The async-first case is strong, but it is not absolute. There are three situations where the live design review still wins, and pretending otherwise is dogma. The first is a pivotal design direction call — you are choosing between two fundamentally different visual languages, and the decision will be re-litigated for months unless the lead designers, PMs, and engineers argue it out together in real time. The second is onboarding a new senior IC: their first three reviews should be live so they read the room, not just the comments. The third is high-stakes brand work where the CEO is the final approver, because you do not want a CEO learning Figma comment threads.

For everything else — the routine flow review, the iteration on a known pattern, the cross-team feedback round — the async design review wins. The honest framing is not "async vs. sync" as a war; it is "async by default, sync by exception." We dug into the broader pattern in canvas vs. grid for video meetings, but the design review case is the cleanest example of where async first pays off.

How to Switch Without Killing Culture

The transition kills most teams that try, because they treat the async design review as a tooling change. It is a culture change. The tooling is easy; the human side is the work. HBR's 2026 piece on async planning frames it well: async-first formats fail when leadership keeps showing up to live calls "just to be safe," because that single behavior signals to the rest of the org that the live call is the real meeting and the async thread is performance art.

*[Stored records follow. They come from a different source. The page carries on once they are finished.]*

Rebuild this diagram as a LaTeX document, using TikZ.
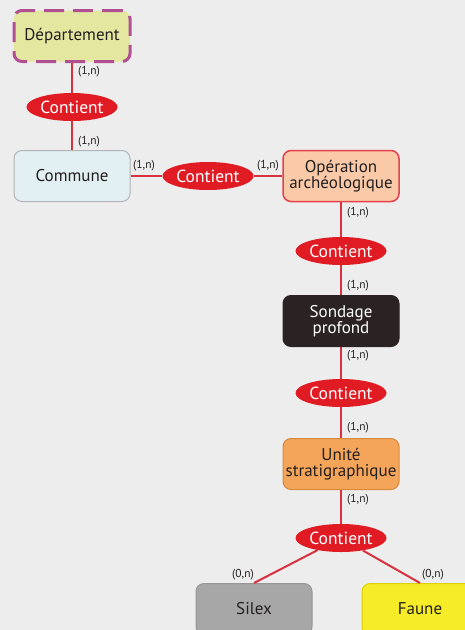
\documentclass[tikz,border=0pt]{standalone}
\usepackage{fontspec}
\setmainfont{PT Sans}
\usepackage{tikz}
\usetikzlibrary{positioning}
\usetikzlibrary{shapes.geometric}

\definecolor{fond}{HTML}{EDEDED}
\definecolor{rouge}{HTML}{E01B24}
\definecolor{trait}{HTML}{D8323F}
\definecolor{encre}{HTML}{231F20}

\begin{document}
\begin{tikzpicture}[
		x=1pt,y=-1pt,
		entite/.style={rectangle,rounded corners=8pt,minimum width=116pt,minimum height=51pt,
			inner xsep=0pt,align=center,font=\fontsize{17}{15.5}\selectfont,text=encre,line width=1pt},
		assoc/.style={ellipse,fill=rouge,text=white,minimum width=91pt,minimum height=28pt,
			inner sep=0pt,font=\fontsize{17.5}{18}\selectfont},
		card/.style={font=\fontsize{11.5}{12}\selectfont,text=encre,inner sep=1pt},
		lien/.style={draw=trait,line width=2pt}
		]
		\fill[fond] (0,0) rectangle (465,630);
		\clip (0,0) rectangle (465,630);
		% entites
		\node[entite,fill={rgb,255:red,228;green,231;blue,160},draw={rgb,255:red,176;green,80;blue,147},
			line width=3pt,dash pattern=on 20pt off 9pt] (dep) at (72,36) {Département};
		\node[entite,fill={rgb,255:red,227;green,240;blue,243},draw={rgb,255:red,180;green,180;blue,180}] (com) at (72,176) {Commune};
		\node[entite,fill={rgb,255:red,250;green,201;blue,167},draw={rgb,255:red,229;green,66;blue,77},line width=1.5pt] (ope) at (341,176) {Opération\\archéologique};
		\node[entite,fill={rgb,255:red,43;green,35;blue,35},draw={rgb,255:red,43;green,35;blue,35},text=white] (son) at (341,321) {Sondage\\profond};
		\node[entite,fill={rgb,255:red,244;green,165;blue,89},draw={rgb,255:red,214;green,138;blue,64}] (us) at (341,464) {Unité\\stratigraphique};
		\node[entite,fill={rgb,255:red,167;green,167;blue,167},draw={rgb,255:red,150;green,150;blue,150}] (sil) at (254,609) {Silex};
		\node[entite,fill={rgb,255:red,246;green,236;blue,40},draw={rgb,255:red,222;green,208;blue,0}] (fau) at (420,609) {Faune};
		% associations
		\node[assoc] (c1) at (72,107) {Contient};
		\node[assoc] (c2) at (208,176) {Contient};
		\node[assoc] (c3) at (341,251) {Contient};
		\node[assoc] (c4) at (341,393) {Contient};
		\node[assoc] (c5) at (341,538) {Contient};
		% liens
		\draw[lien] (dep) -- (c1);
		\draw[lien] (c1) -- (com);
		\draw[lien] (com) -- (c2);
		\draw[lien] (c2) -- (ope);
		\draw[lien] (ope) -- (c3);
		\draw[lien] (c3) -- (son);
		\draw[lien] (son) -- (c4);
		\draw[lien] (c4) -- (us);
		\draw[lien] (us) -- (c5);
		\draw[lien] (c5) -- (sil.north);
		\draw[lien] (c5) -- (fau.north);
		% cardinalites
		\node[card] (k1) at (89,72) {(1,n)};
		\node[card] (k2) at (89,142) {(1,n)};
		\node[card] (k3) at (144,166) {(1,n)};
		\node[card] (k4) at (268,166) {(1,n)};
		\node[card] (k5) at (358,213) {(1,n)};
		\node[card] (k6) at (358,286) {(1,n)};
		\node[card] (k7) at (358,356) {(1,n)};
		\node[card] (k8) at (358,428) {(1,n)};
		\node[card] (k9) at (358,500) {(1,n)};
		\node[card] (k10) at (243,575) {(0,n)};
		\node[card] (k11) at (433,575) {(0,n)};
	\end{tikzpicture}
\end{document}
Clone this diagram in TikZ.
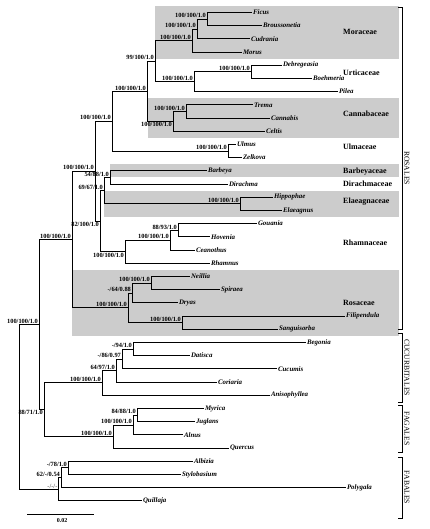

Run the switch in three moves. First, kill one weekly live design review for a quarter and replace it with an async design review on the same cadence. Compare the comment volume, time-to-decision, and shipped iterations. Show the data to the design team. Second, write down the format — the brief template, the blind-feedback pattern, the 48-hour shot clock — and put it in your onboarding doc. Async design reviews fail when every team reinvents the format. Third, make the senior designers go first. If the design lead refuses to use the async format, junior ICs will not trust it.

The teams that get this right end up with a faster, more inclusive, better-documented design review process — and they get back the four to six hours per designer per week that used to live in calendar invites. In a market where the Figma State of the Designer 2026 report shows 41% of senior designers considering a job change, that recovered time is the cheapest retention lever you have.

The Live Critique Will Not Die — But Its Default Status Should

The async design review is not a silver bullet, and it is not the right format for every conversation. But the default has flipped. In 2026, the burden of proof is on the live critique: if you are scheduling one, you should be able to explain why this specific decision needed real-time argument, not why async would have been "weird." Most of the time, you cannot. And when you cannot, the async design review wins on quality, on speed, on inclusion, and on cost.

The teams that figure this out in the next two quarters will ship faster, retain better designers, and spend less time defending why a meeting was on the calendar. The teams that do not will keep paying the live-critique tax, in the currency that hurts most: their best people's patience.